Is there a reason its name stupid css as oppose to lets say simple css or 
silly css? Just curious to see how safe it is to use it.

On Friday, March 4, 2016 at 9:48:29 PM UTC-5, Dave S wrote:
>
>
>
> On Friday, March 4, 2016 at 4:56:36 PM UTC-8, Dave S wrote:
>>
>>
>>
>> On Friday, March 4, 2016 at 4:01:09 PM UTC-8, Massimo Di Pierro wrote:
>>>
>>> If you want to try it with web2py here is welcome app based on stupid.css
>>>
>>> https://github.com/mdipierro/web2py-welcome-theme-stupid
>>>
>>> Notice a few things:
>>> - It does not require any change in the python code or form styles or 
>>> grid. I
>>> - It works with the existing bootstrap classes, it simply ignores. Too 
>>> much trouble to remove them everywhere.
>>> - The static folder is significative lighter.
>>>
>>>
>> I copied the appconfig.ini from the standard welcome app; is the 
>> [forms]formstyle option ignored?  (bullet 2 suggests 'yes')
>>
>> Also, on the login form, the "Log In" button is appreciably smaller than 
>> the "Sign Up" and the "Lost Password" buttons; is that because it is an 
>> input field and the others are button buttons?
>>
>> The H1 with class="glass" and contents "STUPID.CSS" has a noticeable band 
>> over the background picture, slightly higher than the letter height, but 
>> not the height of the enclosing DIV.
>>
>> For the quarter-div with the ADMIN stuff, it looks like I've got a 
>> missing glyph -- there's a rectangle about the size of the 'A' in Admin, 
>> with the 10-over-01 pattern that I think FF uses for missing font 
>> characters.
>>
>
> Doh!   This one is on me.  I forgot to tell NoScript to allow that IP 
> (127.0.0.1, as it happens).  Updating that got me the gear symbol.
>  
>
>>
>> Otherwise, the page looks very good!
>>  
>>
>>> Massimo
>>>
>>>
>> Thanks!
>>
>> /dps
>>  
>>
>>> On Friday, 4 March 2016 08:51:00 UTC-6, villas wrote:
>>>>
>>>> I love this.  It would be so cool if this was maintained with the rest 
>>>> of the framework and widgets could then include the generic stupid.css. 
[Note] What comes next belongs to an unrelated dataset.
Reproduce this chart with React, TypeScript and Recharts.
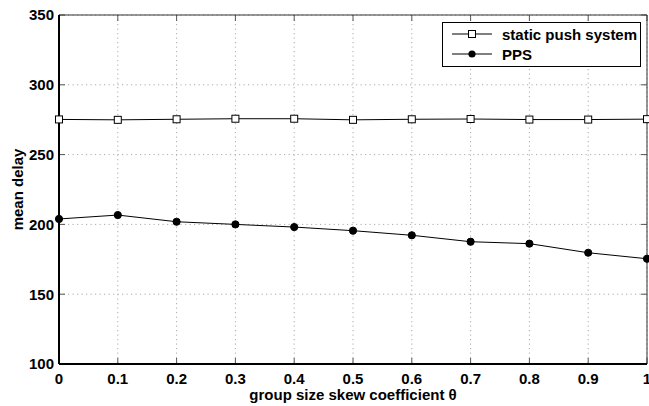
import {
  LineChart,
  Line,
  XAxis,
  YAxis,
  CartesianGrid,
  ReferenceArea,
} from 'recharts';

const theta = [0, 0.1, 0.2, 0.3, 0.4, 0.5, 0.6, 0.7, 0.8, 0.9, 1];
const staticPush = [275.2, 274.9, 275.3, 275.7, 275.7, 274.9, 275.3, 275.5, 275.1, 275.1, 275.4];
const pps = [203.9, 206.7, 201.9, 200.0, 198.1, 195.5, 192.2, 187.6, 186.2, 179.7, 175.4];

const xTicks = [0, 0.1, 0.2, 0.3, 0.4, 0.5, 0.6, 0.7, 0.8, 0.9, 1];
const yTicks = [100, 150, 200, 250, 300, 350];

const data = theta.map((t, i) => ({ theta: t, staticPush: staticPush[i], pps: pps[i] }));

const FONT = 'Liberation Sans, Arial, Helvetica, sans-serif';
const tickStyle = { fontFamily: FONT, fontSize: 15, fontWeight: 700, fill: '#000' };

// dotted grid line with short solid tick marks at both ends (inward ticks)
function GridLine(props: any) {
  const { x1, y1, x2, y2 } = props;
  const vertical = x1 === x2;
  const len = 6;
  return (
    <g key={props.key ?? `${x1}-${y1}`}>
      <line x1={x1} y1={y1} x2={x2} y2={y2} stroke="#aaa" strokeDasharray="1.2 3.3" />
      {vertical ? (
        <>
          <line x1={x1} y1={y1} x2={x1} y2={y1 + len} stroke="#555" />
          <line x1={x2} y1={y2} x2={x2} y2={y2 - len} stroke="#555" />
        </>
      ) : (
        <>
          <line x1={x1} y1={y1} x2={x1 + len} y2={y1} stroke="#555" />
          <line x1={x2} y1={y2} x2={x2 - len} y2={y2} stroke="#555" />
        </>
      )}
    </g>
  );
}

function SquareDot(props: any) {
  const { cx, cy, index } = props;
  return <rect key={`sq-${index}`} x={cx - 3.5} y={cy - 3.5} width={7} height={7} fill="#fff" stroke="#000" strokeWidth={1} />;
}

function CircleDot(props: any) {
  const { cx, cy, index } = props;
  return <circle key={`ci-${index}`} cx={cx} cy={cy} r={3.6} fill="#000" stroke="#000" />;
}

// legend is drawn as an overlay so it doesn't take space from the plot
function LegendBox() {
  const rows = [
    { name: 'static push system', marker: 'square' },
    { name: 'PPS', marker: 'circle' },
  ];
  return (
    <div
      style={{
        position: 'absolute',
        left: 442,
        top: 22,
        width: 197,
        height: 41,
        border: '1.5px solid #000',
        background: '#fff',
        fontFamily: FONT,
        fontSize: 15,
        fontWeight: 700,
        padding: '1px 0',
      }}
    >
      {rows.map(r => (
        <div key={r.name} style={{ display: 'flex', alignItems: 'center', height: 20 }}>
          <svg width={52} height={20} style={{ marginLeft: 7 }}>
            <line x1={2} y1={10} x2={42} y2={10} stroke="#000" />
            {r.marker === 'square' ? (
              <rect x={18.5} y={6.5} width={7} height={7} fill="#fff" stroke="#000" />
            ) : (
              <circle cx={22} cy={10} r={3.6} fill="#000" />
            )}
          </svg>
          <span>{r.name}</span>
        </div>
      ))}
    </div>
  );
}

export default function App() {
  return (
    <div style={{ position: 'absolute', left: 0, top: 0, width: 649, height: 406, background: '#fff' }}>
      <LineChart width={649} height={406} data={data} margin={{ top: 15, right: 2, bottom: 0, left: 0 }}>
        <CartesianGrid horizontal={GridLine} vertical={GridLine} />
        <XAxis
          dataKey="theta"
          type="number"
          domain={[0, 1]}
          ticks={xTicks}
          tickFormatter={(v: number) => String(v)}
          interval={0}
          height={42}
          tickLine={false}
          tickSize={0}
          tickMargin={9}
          axisLine={{ stroke: '#000', strokeWidth: 2 }}
          tick={tickStyle}
          label={{
            value: 'group size skew coefficient θ',
            position: 'insideBottom',
            offset: 6,
            style: tickStyle,
          }}
        />
        <YAxis
          type="number"
          domain={[100, 350]}
          ticks={yTicks}
          interval={0}
          width={59}
          tickLine={false}
          tickSize={0}
          tickMargin={5}
          axisLine={{ stroke: '#000', strokeWidth: 2 }}
          tick={tickStyle}
          label={{
            value: 'mean delay',
            angle: -90,
            position: 'insideLeft',
            offset: 18,
            style: { ...tickStyle, textAnchor: 'middle' },
          }}
        />
        <ReferenceArea x1={0} x2={1} y1={100} y2={350} fill="none" fillOpacity={0} stroke="#333" strokeWidth={1} />
        <Line
          type="linear"
          dataKey="staticPush"
          name="static push system"
          stroke="#000"
          strokeWidth={1}
          dot={SquareDot}
          isAnimationActive={false}
        />
        <Line
          type="linear"
          dataKey="pps"
          name="PPS"
          stroke="#000"
          strokeWidth={1}
          dot={CircleDot}
          isAnimationActive={false}
        />
      </LineChart>
      <LegendBox />
    </div>
  );
}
>>>>  The grid could use it and this would resolve a lot of issues with choice 
>>>> of css framework.
>>>>
>>>> A couple of questions spring to mind:
>>>> Does anyone need another CSS framework!  Will there be enough support 
>>>> to keep it going?  I was reminded of the doubts I had about Markmin,  but 
>>>> this has been great and I use it a lot and it seems to have hardly 
>>>> required 
>>>> any support or huge extra effort.  I am disappointed that Markmin isn't 
>>>> more popular,  but very glad it exists.  I feel that stupid.css could be a 
>>>> similar kind of thing.
>>>>
>>>> Is it intended that users use this for standard widgets and then add 
>>>> Bootstrap or Semantic or whatever for any extras?  Its simplicity is not 
>>>> going to resolve every requirement.
>>>>
>>>> I'm not convinced about the name,  but at least it is memorable!